> Task description
From the first line of the listing below to the line with "1.6, 1.6, 1.5];", print each line exactly, and nothing more. Leave out the pictures.

> Supplied information
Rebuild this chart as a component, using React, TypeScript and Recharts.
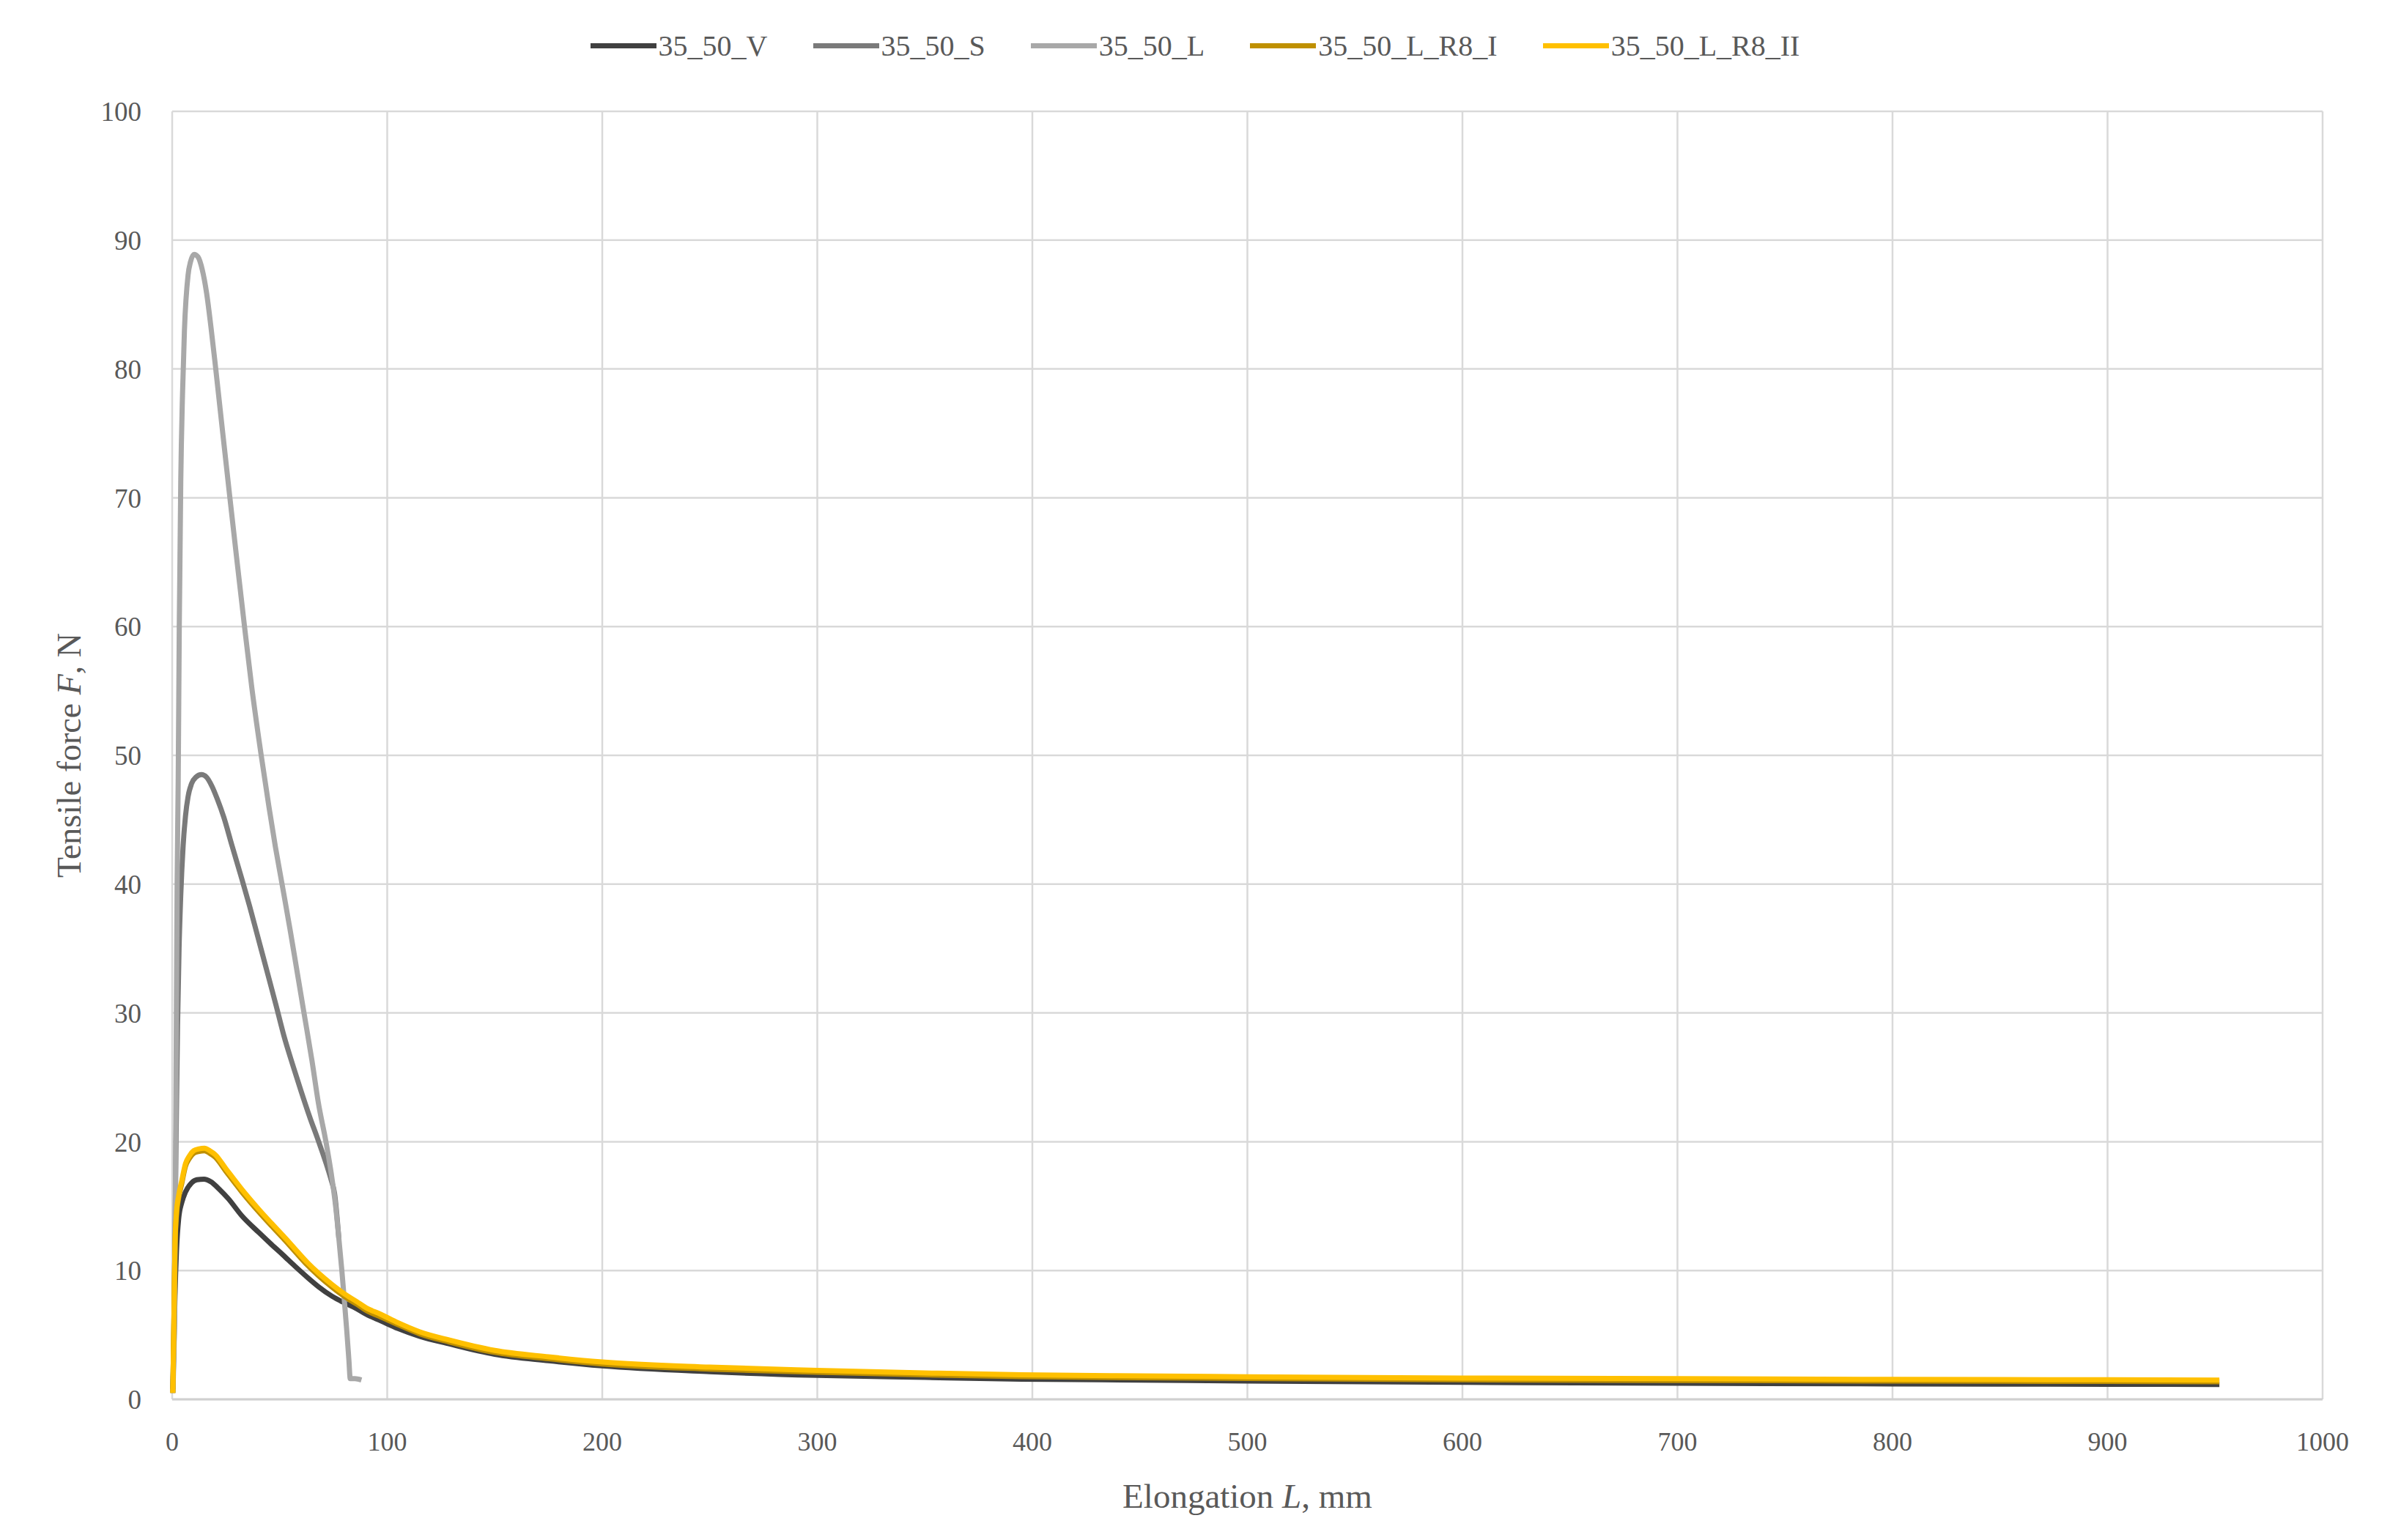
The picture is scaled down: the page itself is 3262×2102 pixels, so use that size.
import React from "react";
import { LineChart, Line, XAxis, YAxis, CartesianGrid, Legend, Label } from "recharts";

// ---- Data (Elongation L in mm, Tensile force F in N) ----
const vX = [0.3, 0.8, 1.3, 2, 3, 4.5, 6.2, 9, 11.5, 14.8, 18, 22, 26, 32.4, 40.3, 46, 51.6, 57, 63, 68, 74.4, 80, 85.7, 90.3, 97, 105, 115, 129, 150, 175, 200, 250, 300, 350, 395, 450, 500, 600, 700, 800, 900, 952];
const vY = [0.8, 4, 8, 11.5, 14, 15.3, 16.1, 16.8, 17.05, 17.1, 16.9, 16.3, 15.6, 14.25, 12.95, 12.05, 11.2, 10.35, 9.45, 8.75, 8.0, 7.5, 7.05, 6.6, 6.1, 5.5, 4.9, 4.3, 3.5, 3.0, 2.6, 2.15, 1.86, 1.7, 1.57, 1.5, 1.42, 1.32, 1.25, 1.2, 1.17, 1.15];

const sX = [0.3, 1, 1.8, 2.5, 3.2, 4, 5.1, 6.2, 7.4, 9, 11, 13.6, 16, 18.5, 21, 24, 27.8, 32.4, 36, 40, 44, 48.3, 52, 56, 60, 64, 67.5, 70, 72, 74, 75.5, 77.5];
const sY = [0.5, 8, 20, 29, 35, 39.2, 43, 45.3, 46.8, 47.8, 48.3, 48.5, 48.3, 47.6, 46.6, 45.2, 43, 40.4, 38.3, 35.8, 33.3, 30.6, 28.2, 26, 23.9, 21.9, 20.3, 19.1, 18.1, 17, 16, 12.5];

const lX = [0.3, 1.2, 1.8, 2.3, 2.8, 3.3, 4, 4.8, 5.7, 7.4, 8.5, 10.2, 12, 14, 16, 18, 20, 23, 26.7, 30, 33.5, 37, 41.4, 45, 48, 51.1, 55, 58, 61.3, 65, 68, 71.5, 74, 76, 77.5, 78.9, 80, 81.2, 82.2, 82.8, 85, 88];
const lY = [0.5, 8, 25, 40, 48, 60, 71.4, 78, 83, 87.3, 88.3, 88.9, 88.7, 87.7, 85.9, 83.3, 80.4, 75.8, 70.2, 65.3, 60.2, 55.3, 50, 46, 42.9, 40, 36.3, 33.3, 30, 26.3, 23, 20, 17.5, 15, 12.5, 10, 7.8, 5.3, 3, 1.6, 1.6, 1.5];

const r1X = [0.3, 0.8, 1.3, 2, 3, 4.5, 6.2, 8, 10, 12.5, 15, 17.5, 20, 25, 32.4, 40.3, 46, 51.6, 57, 63, 68, 74.4, 80, 85.7, 90.3, 97, 105, 115, 129, 150, 175, 200, 250, 300, 350, 395, 450, 500, 600, 700, 800, 900, 952];
const r1Y = [0.5, 6, 11.8, 14.3, 15.6, 16.8, 18.1, 18.7, 19.1, 19.25, 19.3, 19.1, 18.8, 17.7, 16.1, 14.55, 13.5, 12.5, 11.5, 10.4, 9.6, 8.7, 8.0, 7.4, 6.9, 6.4, 5.8, 5.1, 4.45, 3.65, 3.15, 2.75, 2.35, 2.1, 1.9, 1.77, 1.68, 1.62, 1.52, 1.47, 1.42, 1.39, 1.37];

const r2X = [0.3, 0.8, 1.3, 2, 3, 4.5, 6.2, 8, 10, 12.5, 15, 17.5, 20, 25, 32.4, 40.3, 46, 51.6, 57, 63, 68, 74.4, 80, 85.7, 90.3, 97, 105, 115, 129, 150, 175, 200, 250, 300, 350, 395, 450, 500, 600, 700, 800, 900, 952];
const r2Y = [0.5, 6, 12, 14.5, 15.8, 17, 18.3, 18.9, 19.3, 19.45, 19.5, 19.3, 19.0, 17.9, 16.3, 14.75, 13.7, 12.7, 11.7, 10.6, 9.8, 8.9, 8.2, 7.6, 7.1, 6.6, 5.95, 5.25, 4.6, 3.8, 3.3, 2.9, 2.5, 2.25, 2.05, 1.9, 1.82, 1.75, 1.65, 1.6, 1.55, 1.52, 1.5];

const seriesNames = ["35_50_V", "35_50_S", "35_50_L", "35_50_L_R8_I", "35_50_L_R8_II"];
const seriesColors = ["#404040", "#7a7a7a", "#a8a8a8", "#bf9000", "#ffc000"];

const xTicks = [0, 100, 200, 300, 400, 500, 600, 700, 800, 900, 1000];
const yTicks = [0, 10, 20, 30, 40, 50, 60, 70, 80, 90, 100];

const toPoints = (xs: number[], ys: number[]) => xs.map((x, i) => ({ x, y: ys[i] }));
const seriesData = [toPoints(vX, vY), toPoints(sX, sY), toPoints(lX, lY), toPoints(r1X, r1Y), toPoints(r2X, r2Y)];

const FONT = "'Liberation Serif', 'Times New Roman', serif";
const TEXT = "#595959";
const W = 3246;
const H = 2086;

const LegendContent = () => (
  <div style={{ display: "flex", justifyContent: "center", alignItems: "center", height: 44, fontFamily: FONT, fontSize: 40, color: TEXT }}>
    {seriesNames.map((n, i) => (
      <div key={n} style={{ display: "flex", alignItems: "center", marginLeft: i === 0 ? 0 : 62 }}>
        <div style={{ width: 90, height: 7, background: seriesColors[i], marginRight: 3 }} />
        <span>{n}</span>
      </div>
    ))}
  </div>
);

const XTitle = (props: any) => {
  const vb = props.viewBox || {};
  const cx = vb.x + vb.width / 2;
  return (
    <text x={cx} y={vb.y + 148} textAnchor="middle" fontFamily={FONT} fontSize={47} fill={TEXT}>
      <tspan>Elongation </tspan>
      <tspan fontStyle="italic">L</tspan>
      <tspan>, mm</tspan>
    </text>
  );
};

const YTitle = (props: any) => {
  const vb = props.viewBox || {};
  const cy = vb.y + vb.height / 2;
  const cx = 86;
  return (
    <text x={cx} y={cy} textAnchor="middle" dominantBaseline="central" transform={`rotate(-90 ${cx} ${cy})`} fontFamily={FONT} fontSize={46} fill={TEXT}>
      <tspan>Tensile force </tspan>
      <tspan fontStyle="italic">F</tspan>
      <tspan>, N</tspan>
    </text>
  );
};

export default function App() {
  return (
    <div style={{ width: W, height: H, background: "#fff" }}>
      <LineChart width={W} height={H} margin={{ top: 144, right: 84, bottom: 0, left: 0 }}>
        <CartesianGrid stroke="#d9d9d9" strokeWidth={2.5} horizontalValues={yTicks} verticalValues={xTicks} />
        <XAxis
          type="number"
          dataKey="x"
          domain={[0, 1000]}
          ticks={xTicks}
          height={184}
          tickSize={0}
          tickMargin={44}
          tickLine={false}
          axisLine={{ stroke: "#d0d0d0", strokeWidth: 3 }}
          tick={{ fontFamily: FONT, fontSize: 36, fill: TEXT }}
          allowDuplicatedCategory={false}
        >
          <Label content={XTitle} />
        </XAxis>
        <YAxis
          type="number"
          domain={[0, 100]}
          ticks={yTicks}
          width={227}
          tickSize={0}
          tickMargin={42}
          tickLine={false}
          axisLine={false}
          tick={{ fontFamily: FONT, fontSize: 37, fill: TEXT }}
        >
          <Label content={YTitle} />
        </YAxis>
        <Legend
          layout="horizontal"
          verticalAlign="middle"
          align="center"
          content={LegendContent}
          wrapperStyle={{ position: "absolute", top: 32, left: 0, width: W, height: 44 }}
        />
        {seriesNames.map((n, i) => (
          <Line
            key={n}
            name={n}
            data={seriesData[i]}
            dataKey="y"
            type="monotone"
            stroke={seriesColors[i]}
            strokeWidth={7}
            dot={false}
            activeDot={false}
            isAnimationActive={false}
          />
        ))}
      </LineChart>
    </div>
  );
}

> Expected answer
Rebuild this chart as a component, using React, TypeScript and Recharts.
The picture is scaled down: the page itself is 3262×2102 pixels, so use that size.
import React from "react";
import { LineChart, Line, XAxis, YAxis, CartesianGrid, Legend, Label } from "recharts";

// ---- Data (Elongation L in mm, Tensile force F in N) ----
const vX = [0.3, 0.8, 1.3, 2, 3, 4.5, 6.2, 9, 11.5, 14.8, 18, 22, 26, 32.4, 40.3, 46, 51.6, 57, 63, 68, 74.4, 80, 85.7, 90.3, 97, 105, 115, 129, 150, 175, 200, 250, 300, 350, 395, 450, 500, 600, 700, 800, 900, 952];
const vY = [0.8, 4, 8, 11.5, 14, 15.3, 16.1, 16.8, 17.05, 17.1, 16.9, 16.3, 15.6, 14.25, 12.95, 12.05, 11.2, 10.35, 9.45, 8.75, 8.0, 7.5, 7.05, 6.6, 6.1, 5.5, 4.9, 4.3, 3.5, 3.0, 2.6, 2.15, 1.86, 1.7, 1.57, 1.5, 1.42, 1.32, 1.25, 1.2, 1.17, 1.15];

const sX = [0.3, 1, 1.8, 2.5, 3.2, 4, 5.1, 6.2, 7.4, 9, 11, 13.6, 16, 18.5, 21, 24, 27.8, 32.4, 36, 40, 44, 48.3, 52, 56, 60, 64, 67.5, 70, 72, 74, 75.5, 77.5];
const sY = [0.5, 8, 20, 29, 35, 39.2, 43, 45.3, 46.8, 47.8, 48.3, 48.5, 48.3, 47.6, 46.6, 45.2, 43, 40.4, 38.3, 35.8, 33.3, 30.6, 28.2, 26, 23.9, 21.9, 20.3, 19.1, 18.1, 17, 16, 12.5];

const lX = [0.3, 1.2, 1.8, 2.3, 2.8, 3.3, 4, 4.8, 5.7, 7.4, 8.5, 10.2, 12, 14, 16, 18, 20, 23, 26.7, 30, 33.5, 37, 41.4, 45, 48, 51.1, 55, 58, 61.3, 65, 68, 71.5, 74, 76, 77.5, 78.9, 80, 81.2, 82.2, 82.8, 85, 88];
const lY = [0.5, 8, 25, 40, 48, 60, 71.4, 78, 83, 87.3, 88.3, 88.9, 88.7, 87.7, 85.9, 83.3, 80.4, 75.8, 70.2, 65.3, 60.2, 55.3, 50, 46, 42.9, 40, 36.3, 33.3, 30, 26.3, 23, 20, 17.5, 15, 12.5, 10, 7.8, 5.3, 3, 1.6, 1.6, 1.5];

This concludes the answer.